Establishing partnerships with healthcare systems often requires more time and planning than working with clinics one-by-one.
Key steps include: understanding the system, getting to know QI priorities, and establishing relationships with QI leaders.
Understand the structure of the healthcare system
Healthcare systems are complicated organizations. Learn the structure of the system to understand how to best support HPV vaccine improvement projects. Important questions to answer include:
- How many clinics, patients, and providers does the system have?
- Who are the decision-makers?
- What is the organizational structure of the system?
- Is there a QI department or leader in the system?
- Who are the vaccination “champions”?
- How does the system set QI priorities?
- Who sets QI priorities for the system and clinics?
- How are QI priorities selected?
- Can clinics or providers choose QI priorities?
- What are the workflows in the system and in clinics?
- How do things really get done?
- Who is involved in the processes that you want to change?
- How does this system track data and metrics?
- What type of EHR do they use and what are its capabilities?

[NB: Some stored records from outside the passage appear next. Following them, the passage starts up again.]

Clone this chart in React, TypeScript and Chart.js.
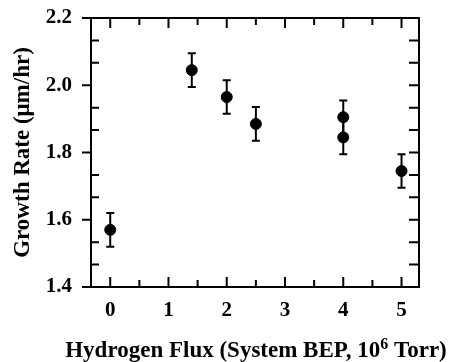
import { useEffect, useRef } from "react";
import { Chart, registerables } from "chart.js";

Chart.register(...registerables);

const fluxValues = [0, 1.4, 2, 2.5, 4, 4, 5];
const growthRates = [1.57, 2.045, 1.965, 1.885, 1.905, 1.845, 1.745];
const growthErrors = [0.05, 0.05, 0.05, 0.05, 0.05, 0.05, 0.05];
const xTickValues = [0, 1, 2, 3, 4, 5];
const yTickValues = [1.4, 1.6, 1.8, 2.0, 2.2];
const xTitleParts = ["Hydrogen Flux (System BEP, 10", "6", " Torr)"];
const yTitle = "Growth Rate (\u03bcm/hr)";

const FONT = '"Liberation Serif", "Times New Roman", serif';
const TITLE_SIZE = 23;

const errorBarPlugin = {
  id: "errorBars",
  beforeDatasetsDraw(chart: any) {
    const { ctx, scales } = chart;
    const x = scales.x;
    const y = scales.y;
    ctx.save();
    ctx.strokeStyle = "#000";
    ctx.lineWidth = 2;
    for (let i = 0; i < fluxValues.length; i++) {
      const px = x.getPixelForValue(fluxValues[i]);
      const top = y.getPixelForValue(growthRates[i] + growthErrors[i]);
      const bot = y.getPixelForValue(growthRates[i] - growthErrors[i]);
      ctx.beginPath();
      ctx.moveTo(px, top);
      ctx.lineTo(px, bot);
      ctx.moveTo(px - 4, top);
      ctx.lineTo(px + 4, top);
      ctx.moveTo(px - 4, bot);
      ctx.lineTo(px + 4, bot);
      ctx.stroke();
    }
    ctx.restore();
  },
};

const framePlugin = {
  id: "frame",
  afterDatasetsDraw(chart: any) {
    const { ctx, chartArea: a, scales } = chart;
    const x = scales.x;
    const y = scales.y;
    ctx.save();
    ctx.strokeStyle = "#000";
    ctx.lineWidth = 2;
    ctx.beginPath();
    ctx.rect(a.left, a.top, a.right - a.left, a.bottom - a.top);
    const yMin = yTickValues[0];
    const yStep = (yTickValues[1] - yTickValues[0]) / 3;
    const yCount = (yTickValues.length - 1) * 3;
    for (let i = 0; i <= yCount; i++) {
      const p = y.getPixelForValue(yMin + i * yStep);
      if (i % 3 === 0) {
        ctx.moveTo(a.left - 9, p);
        ctx.lineTo(a.left, p);
      } else {
        ctx.moveTo(a.left, p);
        ctx.lineTo(a.left + 8, p);
      }
      if (i > 0 && i < yCount) {
        ctx.moveTo(a.right, p);
        ctx.lineTo(a.right - 10, p);
      }
    }
    const xMin = xTickValues[0];
    const xCount = (xTickValues.length - 1) * 2;
    for (let i = 0; i <= xCount; i++) {
      const p = x.getPixelForValue(xMin + i * 0.5);
      const len = i % 2 === 0 ? 10 : 7;
      ctx.moveTo(p, a.bottom);
      ctx.lineTo(p, a.bottom - len);
      ctx.moveTo(p, a.top);
      ctx.lineTo(p, a.top + len);
    }
    ctx.stroke();

    // x-axis title with superscript
    const mainFont = `bold ${TITLE_SIZE}px ${FONT}`;
    const supFont = `bold ${Math.round(TITLE_SIZE * 0.68)}px ${FONT}`;
    ctx.fillStyle = "#000";
    ctx.textBaseline = "alphabetic";
    ctx.textAlign = "left";
    ctx.font = mainFont;
    const w0 = ctx.measureText(xTitleParts[0]).width;
    const w2 = ctx.measureText(xTitleParts[2]).width;
    ctx.font = supFont;
    const w1 = ctx.measureText(xTitleParts[1]).width;
    const total = w0 + w1 + w2;
    const cx = (a.left + a.right) / 2 + 1;
    const baseY = a.bottom + 70;
    let sx = cx - total / 2;
    ctx.font = mainFont;
    ctx.fillText(xTitleParts[0], sx, baseY);
    sx += w0;
    ctx.font = supFont;
    ctx.fillText(xTitleParts[1], sx, baseY - 8);
    sx += w1;
    ctx.font = mainFont;
    ctx.fillText(xTitleParts[2], sx, baseY);
    ctx.restore();
  },
};

export default function App() {
  const canvasRef = useRef<HTMLCanvasElement | null>(null);

  useEffect(() => {
    const canvas = canvasRef.current;
    if (!canvas) return;
    const chart = new Chart(canvas, {
      type: "scatter",
      data: {
        datasets: [
          {
            data: fluxValues.map((v, i) => ({ x: v, y: growthRates[i] })),
            backgroundColor: "#000",
            borderColor: "#000",
            pointRadius: 5.5,
            pointHoverRadius: 5.5,
          },
        ],
      },
      options: {
        responsive: false,
        animation: false,
        devicePixelRatio: 1,
        layout: { padding: { top: 18, right: 34, left: 0, bottom: 0 } },
        plugins: {
          legend: { display: false },
          tooltip: { enabled: false },
        },
        scales: {
          x: {
            type: "linear",
            min: -0.33,
            max: 5.3,
            grid: { display: false, drawTicks: false },
            border: { display: false },
            afterBuildTicks: (scale: any) => {
              scale.ticks = xTickValues.map((v) => ({ value: v }));
            },
            afterFit: (scale: any) => {
              scale.height = 75;
              scale.paddingLeft = 0;
              scale.paddingRight = 0;
            },
            ticks: {
              color: "#000",
              padding: 11,
              font: { family: FONT, size: 21, weight: "bold" },
              callback: (v: any) => String(v),
            },
            title: { display: false },
          },
          y: {
            type: "linear",
            min: 1.4,
            max: 2.2,
            grid: { display: false, drawTicks: false },
            border: { display: false },
            afterBuildTicks: (scale: any) => {
              scale.ticks = yTickValues.map((v) => ({ value: v }));
            },
            afterFit: (scale: any) => {
              scale.width = 91;
              scale.paddingTop = 0;
              scale.paddingBottom = 0;
            },
            ticks: {
              color: "#000",
              padding: 19,
              font: { family: FONT, size: 21, weight: "bold" },
              callback: (v: any) => Number(v).toFixed(1),
            },
            title: {
              display: true,
              text: yTitle,
              color: "#000",
              padding: { top: 9, bottom: 0 },
              font: { family: FONT, size: TITLE_SIZE, weight: "bold" },
            },
          },
        },
      },
      plugins: [errorBarPlugin, framePlugin],
    });
    return () => chart.destroy();
  }, []);

  return (
    <div style={{ position: "absolute", left: 0, top: 0, width: 453, height: 362, background: "#fff" }}>
      <canvas ref={canvasRef} width={453} height={362} style={{ display: "block" }} />
    </div>
  );
}
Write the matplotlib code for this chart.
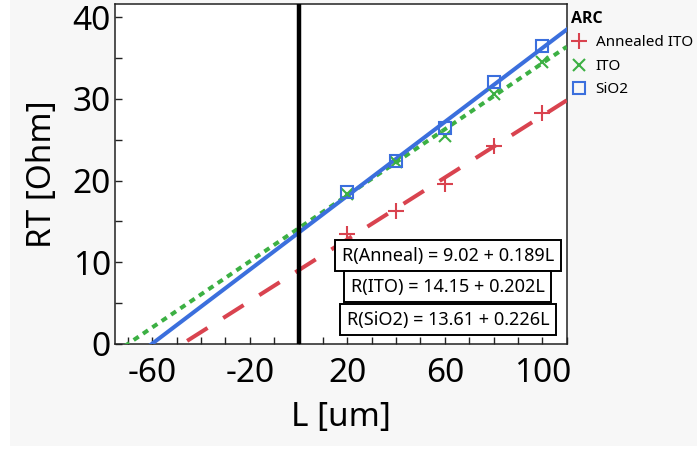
import matplotlib
matplotlib.use("Agg")
import matplotlib.pyplot as plt
from matplotlib.lines import Line2D
from matplotlib.patches import Rectangle
from matplotlib.font_manager import FontProperties
import numpy as np

plt.rcParams['font.family'] = ['Noto Sans', 'DejaVu Sans']

# Measured series
L_um = [20, 40, 60, 80, 100]
rt_annealed_ito = [13.4, 16.3, 19.6, 24.2, 28.3]
rt_ito = [18.4, 22.3, 25.5, 30.6, 34.55]
rt_sio2 = [18.6, 22.4, 26.4, 32.0, 36.5]

# Linear fits R = a + b*L
fit_anneal = (9.02, 0.189)
fit_ito = (14.15, 0.202)
fit_sio2 = (13.61, 0.226)

legend_title = "ARC"
series_names = ["Annealed ITO", "ITO", "SiO2"]
x_tick_labels = [-60, -20, 20, 60, 100]
y_tick_labels = [0, 10, 20, 30, 40]

c_red = '#d9434f'
c_green = '#3cb043'
c_blue = '#3b6fdd'

fig = plt.figure(figsize=(6.98, 4.5), dpi=100, facecolor='white')
fig.patches.append(Rectangle((10 / 698, 4 / 450), 687 / 698, 446 / 450,
                             transform=fig.transFigure, facecolor='#f7f7f7',
                             edgecolor='none', zorder=-10))
ax = fig.add_axes([115 / 698, (450 - 344) / 450, (566.7 - 115) / 698, 340 / 450])
ax.set_facecolor('white')

xmin, xmax = -75.3, 110.0
ymin, ymax = 0, 41.6
ax.set_xlim(xmin, xmax)
ax.set_ylim(ymin, ymax)

xx = np.array([xmin, xmax])
lw = 2.9
ax.plot(xx, fit_anneal[0] + fit_anneal[1] * xx, color=c_red, lw=lw,
        linestyle=(0, (6.0, 4.6)), solid_capstyle='butt', zorder=3)
ax.plot(xx, fit_ito[0] + fit_ito[1] * xx, color=c_green, lw=lw,
        linestyle=(0, (1.5, 1.3)), zorder=3)
ax.plot(xx, fit_sio2[0] + fit_sio2[1] * xx, color=c_blue, lw=lw,
        linestyle='-', zorder=3)

ax.plot(L_um, rt_annealed_ito, linestyle='none', marker='+', ms=11, mew=1.5,
        color=c_red, zorder=4)
ax.plot(L_um, rt_ito, linestyle='none', marker='x', ms=8, mew=1.5,
        color=c_green, zorder=4)
ax.plot(L_um, rt_sio2, linestyle='none', marker='s', ms=9, mew=1.5,
        mfc='none', color=c_blue, zorder=4)

ax.axvline(0, color='black', lw=3.2, zorder=5)

ax.set_xticks(np.arange(-70, 111, 10), minor=True)
ax.set_xticks(x_tick_labels)
ax.set_xticklabels([str(v) for v in x_tick_labels])
ax.set_yticks(np.arange(0, 41, 5), minor=True)
ax.set_yticks(y_tick_labels)
ax.set_yticklabels([str(v) for v in y_tick_labels])
ax.tick_params(which='both', direction='in', length=5, width=1, color='#222222')
ax.tick_params(axis='x', which='major', labelsize=24, pad=9)
ax.tick_params(axis='y', which='major', labelsize=24, pad=3)
for s in ax.spines.values():
    s.set_linewidth(1.1)
    s.set_color('#222222')

ax.set_xlabel("L [um]", fontsize=24, labelpad=8)
ax.set_ylabel("RT [Ohm]", fontsize=24, labelpad=10)

box = dict(boxstyle='square,pad=0.36', facecolor='white', edgecolor='black', lw=1.4)
eqs = [
    (f"R(Anneal) = {fit_anneal[0]:.2f} + {fit_anneal[1]:.3f}L", 0.259),
    (f"R(ITO) = {fit_ito[0]:.2f} + {fit_ito[1]:.3f}L", 0.168),
    (f"R(SiO2) = {fit_sio2[0]:.2f} + {fit_sio2[1]:.3f}L", 0.071),
]
for txt, yf in eqs:
    ax.text(0.737, yf, txt, transform=ax.transAxes, ha='center', va='center',
            fontsize=13, bbox=box, zorder=6)

handles = [
    Line2D([], [], linestyle='none', marker='+', ms=11, mew=1.5, color=c_red),
    Line2D([], [], linestyle='none', marker='x', ms=8, mew=1.5, color=c_green),
    Line2D([], [], linestyle='none', marker='s', ms=9, mew=1.5, mfc='none', color=c_blue),
]
title_font = FontProperties(family='Open Sans', weight='bold', size=11.5)
leg = fig.legend(handles, series_names, loc='upper left',
                 bbox_to_anchor=(568 / 698, 1 - 8 / 450), frameon=False,
                 fontsize=11, title=legend_title, title_fontproperties=title_font,
                 alignment='left', handlelength=1.0, handletextpad=0.6,
                 labelspacing=0.55, borderpad=0.2, borderaxespad=0)

fig.savefig("out.png", dpi=100, facecolor=fig.get_facecolor())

- How does the system report data to providers and clinics, and what data do providers have access to?
- Are they currently tracking HPV vaccination? If so, what measures are they using?
Knowing the answers to these questions can help ensure the sustainability of partnerships and help QI partners demonstrate how they can be of value to the health system.
Know the system’s priorities and process
Healthcare systems prioritize saving time and money, along with improving patient care. Keeping these priorities in mind can help QI partners focus their message. QI partners will have more success establishing relationships with healthcare systems if they demonstrate how their project will match these goals.
“The senior team at the system level has set the priorities for the year…. So they have set all of the goals broadly and then determined for each site what our goals are. And so I would take our site ones, and it’s like, okay, what work would help up us to get to our goal that is set for us at the system level.”
Health system QI Leader
Many healthcare systems choose QI focus areas that change on a regular cycle of 6-12 months. Successful partnerships coordinate with systems’ QI timeline. They also match partners’ projects and resources to systems’ priority areas.
Build relationships
Successful QI partners know who determines QI priorities for the health system. Decision makers are different for each system. They can have many titles and work in different roles. They can be clinicians or non-clinicians. They have a wide range of job titles, training, and backgrounds.
Titles for QI leaders can include:
QI Leader Titles
Chief for Innovation and Strategy | Director of Pediatric Population Health Initiative |
Chief Quality Officer | Director of Quality and Patient Safety |
Director of Clinical Services | Medical Director for Performance Excellence |
Director of Clinical Quality | Patient Service Manager |
Partners can identify QI leaders by looking at health system websites for job titles and responsibilities that describe quality improvement. They should also talk to people in the health system to find out who is considered a QI leader inside the organization. Identifying the QI leaders takes time and effort, but that effort will increase the likelihood of a successful and sustainable project.